Contrary to what most think, having an elevated prostate-specific antigen (PSA) test does not necessarily mean one has cancer and needs to go under the knife immediately for a biopsy. Urologist and Chief of Robotic Surgery at Lenox Hill Hospital in New York City, Dr. David B. Samadi, explains that while undergoing a PSA blood test is the first step in screening for prostate cancer, a digital rectal exam (DRE) should also be completed before deducing a probability of cancer.
An elevated PSA test result cannot be used as a stand-alone diagnostic sign for prostate cancer, as it can also be observed in Benign Prostatic Hyperplasia (BPH), prostatitis (enlarged prostate), or a urinary tract infection. “The PSA level may differ depending on many factors such as age, race and family history of prostate diseases such as prostatitis. An elevated PSA doesn’t always mean Prostate Cancer, that’s why it is critical for every patient to receive an individualized approach,” said Dr. Samadi.
Despite its name, PSA levels are not actually prostate cancer-specific and can be caused by other conditions of the prostate, thereby underscoring the additional need for a thorough patient assessment and interview. Information on their medical and family history, and PSA trend and change velocity are only some of the things vital to physicians’ sound decision making in prescribing further diagnostic tests and, if necessary, treatment.
“The PSA test is not a prostate cancer test, but it is a vital first step in identifying the potential presence of the disease. I am a firm believer in routine PSA screenings. In my experience, an elevated PSA is how many of my patients were diagnosed, combined with knowing their risk factors like family history. In the end, when we look back, that test saved their lives,” noted Dr. Samadi.
Dr. Samadi listed the many other factors that can cause PSA levels to rise:
- Age: PSA levels can increase gradually as you age
- Prostatitis: Inflammation of the prostate gland, due to infection or some unknown cause
- Benign prostatic hyperplasia (BPH): This condition refers to an enlarged prostate. More prostate means more cells making prostate specific antigen, increasing the potential for an elevated PSA.
- Urinary tract infection: can irritate and inflame prostate cells and cause PSA to go up
- Medications: Some medications like Proscar, Avodart, or Propecia can falsely lower your PSA. This too is important to remember. If you are on any of these medications, talk to your doctor. The general rule of thumb is to double your PSA for an accurate score.
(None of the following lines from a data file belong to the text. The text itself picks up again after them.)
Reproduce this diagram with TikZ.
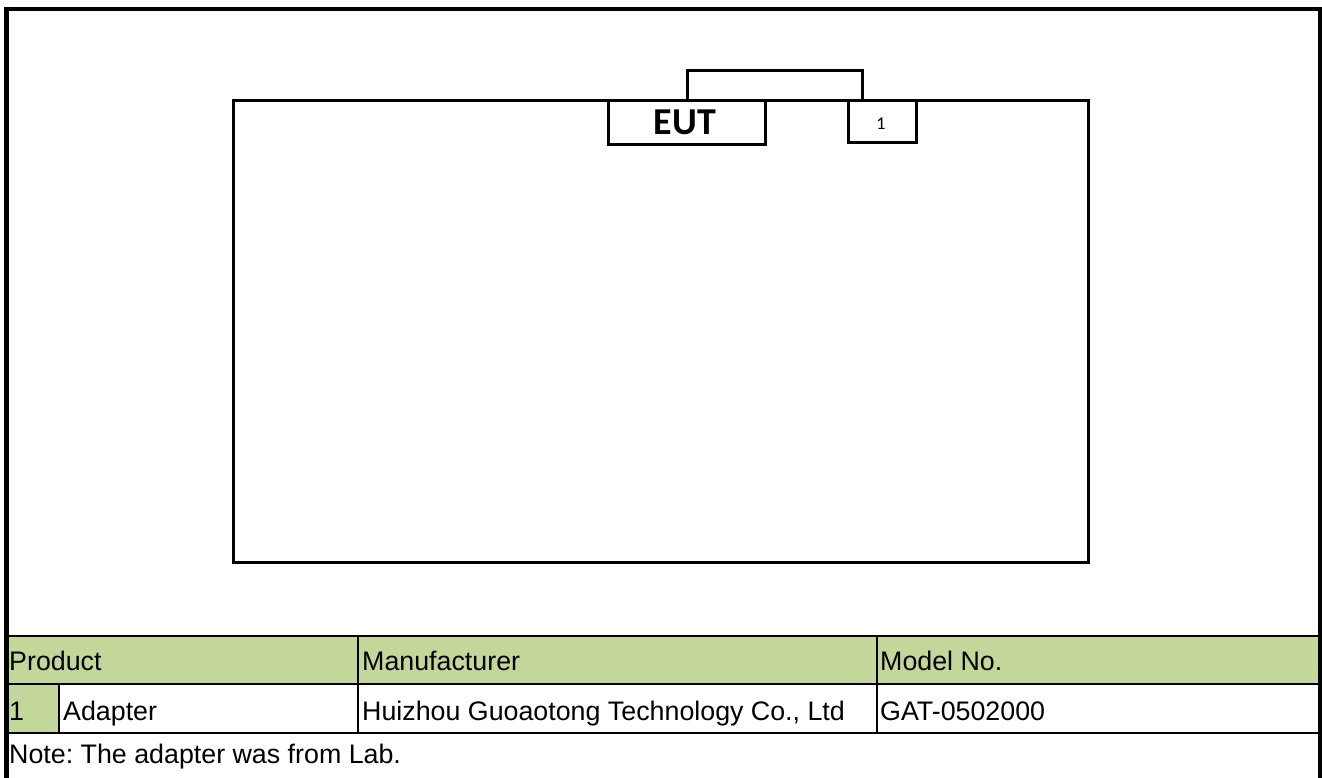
\documentclass[tikz,border=0pt]{standalone}
\usepackage{fontspec}
\setmainfont{Liberation Sans}
\newfontfamily\calfont{Carlito}
\definecolor{hdrgreen}{HTML}{C4D79B}
\frenchspacing
\begin{document}
\begin{tikzpicture}[x=1pt,y=-1pt,
  frameline/.style={line width=4.5pt},
  boxline/.style={line width=3pt},
  tabline/.style={line width=2.6pt},
  celltext/.style={anchor=base west,inner sep=0pt,font=\fontsize{26.8}{30}\selectfont}]
\useasboundingbox (0,0) rectangle (1322,778);
\fill[white] (0,0) rectangle (1322,778);
% table fills
\fill[hdrgreen] (6.5,636) rectangle (1319.5,684);
\fill[hdrgreen] (6.5,684) rectangle (59,733);
% outer frame
\draw[frameline] (6.5,778) -- (6.5,9) -- (1320,9) -- (1320,778);
% EUT box and ports
\draw[boxline] (233,101) rectangle (1088,562);
\draw[boxline,fill=white] (608,101) rectangle (765,145);
\draw[boxline,fill=white] (848,101) rectangle (916,143);
\draw[boxline] (687,101) -- (687,71) -- (862,71) -- (862,101);
\node[anchor=base,inner sep=0pt,font=\calfont\bfseries\fontsize{38}{42}\selectfont] (eut) at (685,135) {EUT};
\node[anchor=base,inner sep=0pt,font=\calfont\fontsize{18}{20}\selectfont] (port1) at (881,130) {1};
% table lines
\draw[tabline] (6.5,636) -- (1320,636);
\draw[tabline] (6.5,684) -- (1320,684);
\draw[tabline] (6.5,733) -- (1320,733);
\draw[tabline] (59,684) -- (59,733);
\draw[tabline] (358,636) -- (358,733);
\draw[tabline] (877,636) -- (877,733);
% texts
\node[celltext] (hprod) at (9,670) {Product};
\node[celltext] (hman) at (362,670) {Manufacturer};
\node[celltext] (hmod) at (880,670) {Model No.};
\node[celltext] (num) at (9,720) {1};
\node[celltext] (prod) at (63,720) {Adapter};
\node[celltext] (man) at (362,720) {Huizhou Guoaotong Technology Co., Ltd};
\node[celltext] (mod) at (880,720) {GAT-0502000};
\node[celltext] (note) at (9,763) {Note: The adapter was from Lab.};
\end{tikzpicture}
\end{document}
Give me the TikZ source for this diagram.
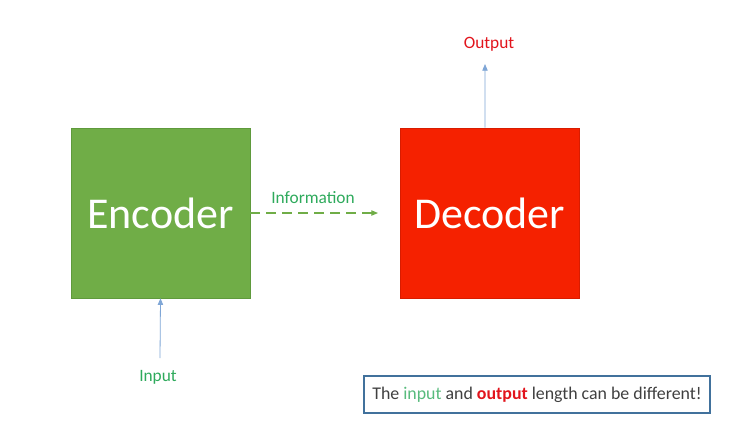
\documentclass[tikz,border=0pt]{standalone}
\usepackage{fontspec}
\setmainfont{Carlito}
\usetikzlibrary{calc}
\usetikzlibrary{positioning}
\usetikzlibrary{arrows.meta}

\definecolor{encgreen}{HTML}{70AD47}
\definecolor{encedge}{HTML}{5F9A3C}
\definecolor{decred}{HTML}{F52100}
\definecolor{decedge}{HTML}{D81C00}
\definecolor{labgreen}{HTML}{2EAA5C}
\definecolor{labred}{HTML}{E2141C}
\definecolor{flowblue}{HTML}{7FA6D6}
\definecolor{noteedge}{HTML}{41719C}
\definecolor{notegray}{HTML}{404040}

\tikzset{
  block/.style={minimum width=134.25pt, minimum height=127.5pt, inner sep=0pt,
    text=white, font=\fontsize{33}{36}\selectfont},
  flow/.style={->, draw=flowblue, line width=0.6pt},
  lab/.style={font=\fontsize{13}{15}\selectfont, inner sep=0pt}
}

\begin{document}
\begin{tikzpicture}[%
  >={Triangle[length=5pt,width=4pt]},
  x=0.75pt, y=-0.75pt
]

  \useasboundingbox[fill=white] (0,0) rectangle (731,430);

  % the two blocks
  \node[block, fill=encgreen, draw=encedge] (enc) at (160.5,213) {Encoder};
  \node[block, fill=decred, draw=decedge] (dec) at (489.5,213) {Decoder};

  % information passed on
  \coordinate (infoHead) at (378,213);
  \draw[->, draw=encgreen, dashed, dash pattern=on 7pt off 5pt, line width=0.8pt]
    (enc.east) -- (infoHead);
  \node[lab, text=labgreen] (info) at (313,198) {Information};

  % input and output
  \coordinate (inTail) at (160,358);
  \node[lab, text=labgreen] (in) at (158,377) {Input};
  \draw[flow] (inTail) -- (enc.south);

  \coordinate (outHead) at (485,64);
  \node[lab, text=labred] (out) at (489,44) {Output};
  \draw[flow] ([xshift=-3.4pt]dec.north) -- (outHead);

  % remark
  \node[draw=noteedge, line width=1.6pt, fill=white, minimum width=259.5pt,
    minimum height=27.75pt, text=notegray, font=\fontsize{13.4}{15}\selectfont]
    (note) at (537,394.5)
    {The \textcolor{labgreen!80!white}{input} and
     \textcolor{labred}{\textbf{output}} length can be different!};

\end{tikzpicture}
\end{document}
- Sex/ejaculation: This can cause a mild elevation in the PSA, but should return to normal after a few days.
- Prostate trauma: Anything that causes direct trauma to the prostate such as riding a bike, having a catheter in, a prostate biopsy, or a bladder exam can significantly increase the PSA temporarily.
“At the Dr. Samadi Prostate Cancer Center, our key approach is measuring the trend and velocity of the PSA over time. PSA mapping by a prostate cancer expert is the best way to determine if elevations are a cause for concern. A PSA level of 4.0 ng/mL is normal, while changes of more than 2.0 ng/mL over the course of a year could be an indicator of the presence of Prostate Cancer. But an elevated PSA must be weighed against specific Prostate Cancer risk factors such as age, family history and lifestyle habits,” stressed Dr. Samadi.
Once an elevated PSA result is received, and the physician has noted risk factors in the patient’s assessment and history and has examined the trend in PSA changes, a biopsy would be recommended to help confirm a cancer diagnosis.